Copy out the material below in full, but not its images.

┄┄┄┄┄┄

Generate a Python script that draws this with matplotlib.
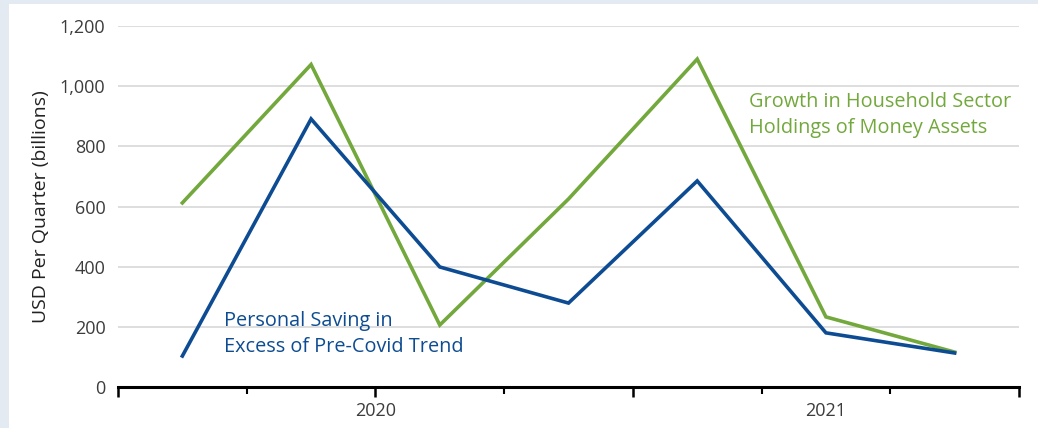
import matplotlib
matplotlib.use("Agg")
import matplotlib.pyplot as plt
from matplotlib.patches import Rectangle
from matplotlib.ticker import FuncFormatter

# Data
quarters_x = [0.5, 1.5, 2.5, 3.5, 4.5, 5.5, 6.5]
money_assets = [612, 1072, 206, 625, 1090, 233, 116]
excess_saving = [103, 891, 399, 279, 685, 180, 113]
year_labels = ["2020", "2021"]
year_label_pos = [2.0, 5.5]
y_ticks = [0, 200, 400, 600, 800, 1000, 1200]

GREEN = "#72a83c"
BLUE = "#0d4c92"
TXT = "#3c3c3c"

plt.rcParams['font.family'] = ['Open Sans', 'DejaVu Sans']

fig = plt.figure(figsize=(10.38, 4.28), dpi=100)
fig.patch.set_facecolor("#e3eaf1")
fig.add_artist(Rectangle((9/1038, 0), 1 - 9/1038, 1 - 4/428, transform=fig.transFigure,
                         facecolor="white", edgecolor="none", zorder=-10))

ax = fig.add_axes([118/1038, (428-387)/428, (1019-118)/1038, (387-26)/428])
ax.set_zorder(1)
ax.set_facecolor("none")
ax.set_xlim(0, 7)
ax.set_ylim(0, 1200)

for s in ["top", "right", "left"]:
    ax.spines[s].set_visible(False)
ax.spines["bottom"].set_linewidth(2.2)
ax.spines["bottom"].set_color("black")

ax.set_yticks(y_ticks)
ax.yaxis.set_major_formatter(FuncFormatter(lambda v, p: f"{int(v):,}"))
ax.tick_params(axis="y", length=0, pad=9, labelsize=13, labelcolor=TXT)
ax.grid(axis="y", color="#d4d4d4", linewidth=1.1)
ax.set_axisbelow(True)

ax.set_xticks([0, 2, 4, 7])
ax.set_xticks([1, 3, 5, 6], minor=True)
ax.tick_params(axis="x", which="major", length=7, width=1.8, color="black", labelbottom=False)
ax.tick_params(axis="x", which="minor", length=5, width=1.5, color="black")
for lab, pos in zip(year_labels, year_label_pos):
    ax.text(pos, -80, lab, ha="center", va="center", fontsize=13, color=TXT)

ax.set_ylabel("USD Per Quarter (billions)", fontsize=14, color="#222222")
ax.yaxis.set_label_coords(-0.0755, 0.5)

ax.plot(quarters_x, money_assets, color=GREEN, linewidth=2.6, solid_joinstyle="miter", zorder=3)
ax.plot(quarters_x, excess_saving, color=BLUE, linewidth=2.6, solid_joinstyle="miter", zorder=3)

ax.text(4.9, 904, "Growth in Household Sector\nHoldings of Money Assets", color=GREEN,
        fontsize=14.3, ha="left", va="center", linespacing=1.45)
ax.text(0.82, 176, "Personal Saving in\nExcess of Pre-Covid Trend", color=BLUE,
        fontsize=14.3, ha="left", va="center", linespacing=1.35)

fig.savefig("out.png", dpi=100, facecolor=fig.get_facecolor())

┄┄┄┄┄┄

FULL SOLUTION:
Generate a Python script that draws this with matplotlib.
import matplotlib
matplotlib.use("Agg")
import matplotlib.pyplot as plt
from matplotlib.patches import Rectangle
from matplotlib.ticker import FuncFormatter

# Data
quarters_x = [0.5, 1.5, 2.5, 3.5, 4.5, 5.5, 6.5]
money_assets = [612, 1072, 206, 625, 1090, 233, 116]
excess_saving = [103, 891, 399, 279, 685, 180, 113]
year_labels = ["2020", "2021"]
year_label_pos = [2.0, 5.5]
y_ticks = [0, 200, 400, 600, 800, 1000, 1200]

GREEN = "#72a83c"
BLUE = "#0d4c92"
TXT = "#3c3c3c"

plt.rcParams['font.family'] = ['Open Sans', 'DejaVu Sans']

fig = plt.figure(figsize=(10.38, 4.28), dpi=100)
fig.patch.set_facecolor("#e3eaf1")
fig.add_artist(Rectangle((9/1038, 0), 1 - 9/1038, 1 - 4/428, transform=fig.transFigure,
                         facecolor="white", edgecolor="none", zorder=-10))

ax = fig.add_axes([118/1038, (428-387)/428, (1019-118)/1038, (387-26)/428])
ax.set_zorder(1)
ax.set_facecolor("none")
ax.set_xlim(0, 7)
ax.set_ylim(0, 1200)

for s in ["top", "right", "left"]:
    ax.spines[s].set_visible(False)
ax.spines["bottom"].set_linewidth(2.2)
ax.spines["bottom"].set_color("black")

ax.set_yticks(y_ticks)
ax.yaxis.set_major_formatter(FuncFormatter(lambda v, p: f"{int(v):,}"))
ax.tick_params(axis="y", length=0, pad=9, labelsize=13, labelcolor=TXT)
ax.grid(axis="y", color="#d4d4d4", linewidth=1.1)
ax.set_axisbelow(True)

ax.set_xticks([0, 2, 4, 7])
ax.set_xticks([1, 3, 5, 6], minor=True)
ax.tick_params(axis="x", which="major", length=7, width=1.8, color="black", labelbottom=False)
ax.tick_params(axis="x", which="minor", length=5, width=1.5, color="black")
for lab, pos in zip(year_labels, year_label_pos):
    ax.text(pos, -80, lab, ha="center", va="center", fontsize=13, color=TXT)

ax.set_ylabel("USD Per Quarter (billions)", fontsize=14, color="#222222")
ax.yaxis.set_label_coords(-0.0755, 0.5)

ax.plot(quarters_x, money_assets, color=GREEN, linewidth=2.6, solid_joinstyle="miter", zorder=3)
ax.plot(quarters_x, excess_saving, color=BLUE, linewidth=2.6, solid_joinstyle="miter", zorder=3)

ax.text(4.9, 904, "Growth in Household Sector\nHoldings of Money Assets", color=GREEN,
        fontsize=14.3, ha="left", va="center", linespacing=1.45)
ax.text(0.82, 176, "Personal Saving in\nExcess of Pre-Covid Trend", color=BLUE,
        fontsize=14.3, ha="left", va="center", linespacing=1.35)

fig.savefig("out.png", dpi=100, facecolor=fig.get_facecolor())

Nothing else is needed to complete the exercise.